Key takeaways: What the Mastercard and BVNK deal means for payments, stablecoins, and financial infrastructure strategy

  • Mastercard is acquiring BVNK for up to $1.8 billion including $300 million in contingent payments, representing the largest stablecoin acquisition in industry history and a more than 2x premium to BVNK’s December 2024 Series B valuation of $750 million.
  • BVNK processed approximately $30 billion in annualised stablecoin payment volume in 2025, operating across 130-plus countries with enterprise clients including Worldpay, Deel, and Flywire, providing Mastercard with immediate operational scale in on-chain payments.
  • The transaction follows the collapse of Coinbase’s approximately $2 billion acquisition attempt in November 2025, raising due diligence questions that Mastercard investors and analysts should track through integration disclosure.
  • Mastercard’s strategic intent is to connect on-chain stablecoin rails with its existing fiat network, targeting incremental markets including cross-border remittances, B2B settlement, and treasury management that are structurally distinct from the card business.
  • Visa does not have an equivalent BVNK-class infrastructure asset in its portfolio, creating a potential competitive differentiation window for Mastercard during a formative period in stablecoin payments adoption.
  • The $300 million earnout structure signals both talent retention intent and performance uncertainty, a material integration risk given the technical complexity of BVNK’s platform and the startup’s crypto-native culture.

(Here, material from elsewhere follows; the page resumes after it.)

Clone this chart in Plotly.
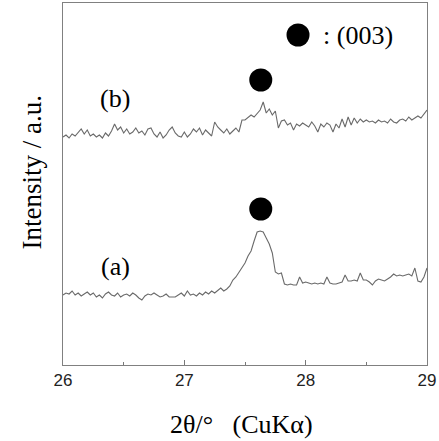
import plotly.graph_objects as go

# 2-theta scan positions (deg), step 0.025
two_theta = [round(26 + 0.025 * i, 3) for i in range(121)]

# Pattern (b) intensity (a.u.)
intensity_b = [
    228, 230, 227, 231, 229, 233, 236, 231, 235, 229, 231, 228, 230, 227, 232, 229, 234, 241, 235, 238,
    232, 236, 231, 233, 237, 232, 234, 230, 236, 237, 231, 228, 233, 227, 230, 235, 238, 232, 229, 228,
    233, 228, 231, 236, 233, 237, 230, 235, 232, 229, 243, 238, 235, 232, 236, 231, 234, 237, 233, 245,
    245, 248, 250, 248, 251, 255, 263, 252, 256, 250, 254, 237, 244, 245, 240, 242, 235, 241, 239, 242,
    240, 238, 243, 239, 233, 241, 238, 242, 240, 233, 241, 237, 246, 238, 248, 240, 247, 242, 246, 243,
    245, 243, 244, 242, 245, 243, 244, 242, 246, 243, 242, 245, 246, 244, 248, 245, 247, 249, 247, 251, 255,
]

# Pattern (a) intensity (a.u.)
intensity_a = [
    70, 72, 71, 74, 70, 72, 69, 71, 73, 70, 72, 68, 70, 67, 71, 73, 70, 69, 72, 68,
    70, 71, 69, 72, 70, 67, 65, 69, 71, 70, 72, 70, 68, 69, 71, 68, 68, 68, 70, 72,
    69, 74, 70, 71, 69, 72, 70, 73, 71, 74, 72, 75, 77, 74, 76, 79, 85, 88, 93, 98,
    102, 109, 114, 124, 133, 134, 133, 127, 121, 112, 93, 91, 92, 81, 80, 81, 80, 80, 88, 82,
    83, 82, 81, 82, 81, 82, 81, 88, 82, 81, 81, 82, 83, 90, 84, 84, 85, 84, 92, 85,
    85, 83, 80, 84, 86, 85, 84, 86, 88, 91, 89, 90, 89, 90, 91, 89, 97, 84, 83, 88, 97,
]

# (003) peak markers
peak_x = [27.63, 27.63]
peak_y = [285, 156]

# legend marker
legend_x = [27.937]
legend_y = [330]

x_ticks = [26, 27, 28, 29]
x_tick_labels = ["26", "27", "28", "29"]

SERIF = "Liberation Serif, Times New Roman, serif"
SANS = "Liberation Sans, Arial, sans-serif"
LINE = "#6a6a6a"

fig = go.Figure()
fig.add_trace(go.Scatter(x=two_theta, y=intensity_a, mode="lines",
                         line=dict(color=LINE, width=1.1), showlegend=False))
fig.add_trace(go.Scatter(x=two_theta, y=intensity_b, mode="lines",
                         line=dict(color=LINE, width=1.1), showlegend=False))
fig.add_trace(go.Scatter(x=peak_x, y=peak_y, mode="markers",
                         marker=dict(color="black", size=23, line=dict(width=0)),
                         showlegend=False))
fig.add_trace(go.Scatter(x=legend_x, y=legend_y, mode="markers",
                         marker=dict(color="black", size=23, line=dict(width=0)),
                         showlegend=False))

fig.add_annotation(x=28.125, y=330, text=":\u00a0(003)", showarrow=False,
                   xanchor="left", yanchor="middle",
                   font=dict(family=SERIF, size=26, color="black"))
fig.add_annotation(x=26.43, y=267, text="(b)", showarrow=False,
                   xanchor="center", yanchor="middle",
                   font=dict(family=SERIF, size=26, color="black"))
fig.add_annotation(x=26.43, y=99, text="(a)", showarrow=False,
                   xanchor="center", yanchor="middle",
                   font=dict(family=SERIF, size=26, color="black"))

# axis titles
fig.add_annotation(xref="paper", yref="paper", x=0.49, y=-0.165,
                   text="2\u03b8/\u00b0\u00a0\u00a0\u00a0(CuK\u03b1)", showarrow=False,
                   xanchor="center", yanchor="middle",
                   font=dict(family=SERIF, size=26, color="black"))
fig.add_annotation(xref="paper", yref="paper", x=-0.085, y=0.532,
                   text="Intensity / a.u.", showarrow=False, textangle=-90,
                   xanchor="center", yanchor="middle",
                   font=dict(family=SERIF, size=27, color="black"))

fig.update_layout(
    width=439, height=441,
    margin=dict(l=63, r=12, t=3, b=76),
    paper_bgcolor="white", plot_bgcolor="white",
    showlegend=False,
)
fig.update_xaxes(
    range=[26, 29], tickvals=x_ticks, ticktext=x_tick_labels,
    ticks="inside", ticklen=5, tickcolor="#777", tickwidth=1,
    minor=dict(ticks="inside", ticklen=3, dtick=0.5, tickcolor="#777", tickwidth=1),
    showline=True, linecolor="#808080", linewidth=1, mirror=True,
    showgrid=False, zeroline=False, automargin=False,
    tickfont=dict(family=SANS, size=17, color="#222"),
)
fig.update_yaxes(
    range=[0, 362], showticklabels=False, ticks="",
    showline=True, linecolor="#808080", linewidth=1, mirror=True,
    showgrid=False, zeroline=False, automargin=False,
)

fig.write_html("out.html", config={"displayModeBar": False},
               post_script="document.body.style.margin='0';")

  • Regulatory approval across more than 130 BVNK operating jurisdictions plus Mastercard’s own 210-country footprint represents a meaningful timeline risk for a deal expected to close before the end of 2026.
  • Mastercard’s financial position is strong, with 2025 revenues of approximately $32.8 billion and annual earnings near $15 billion, making the acquisition cost financially manageable relative to the company’s balance sheet.
  • The deal accelerates the broader trend of traditional payments infrastructure absorbing stablecoin infrastructure, following Stripe’s acquisition of Bridge. The window for acquiring scaled, compliant stablecoin platforms at reasonable valuations is narrowing rapidly.
  • Preserving BVNK’s operational agility and product velocity inside a large incumbent payments organisation is the central execution challenge. Mastercard’s ability to deliver on interoperability promises will depend heavily on how much autonomy the BVNK team retains post-close.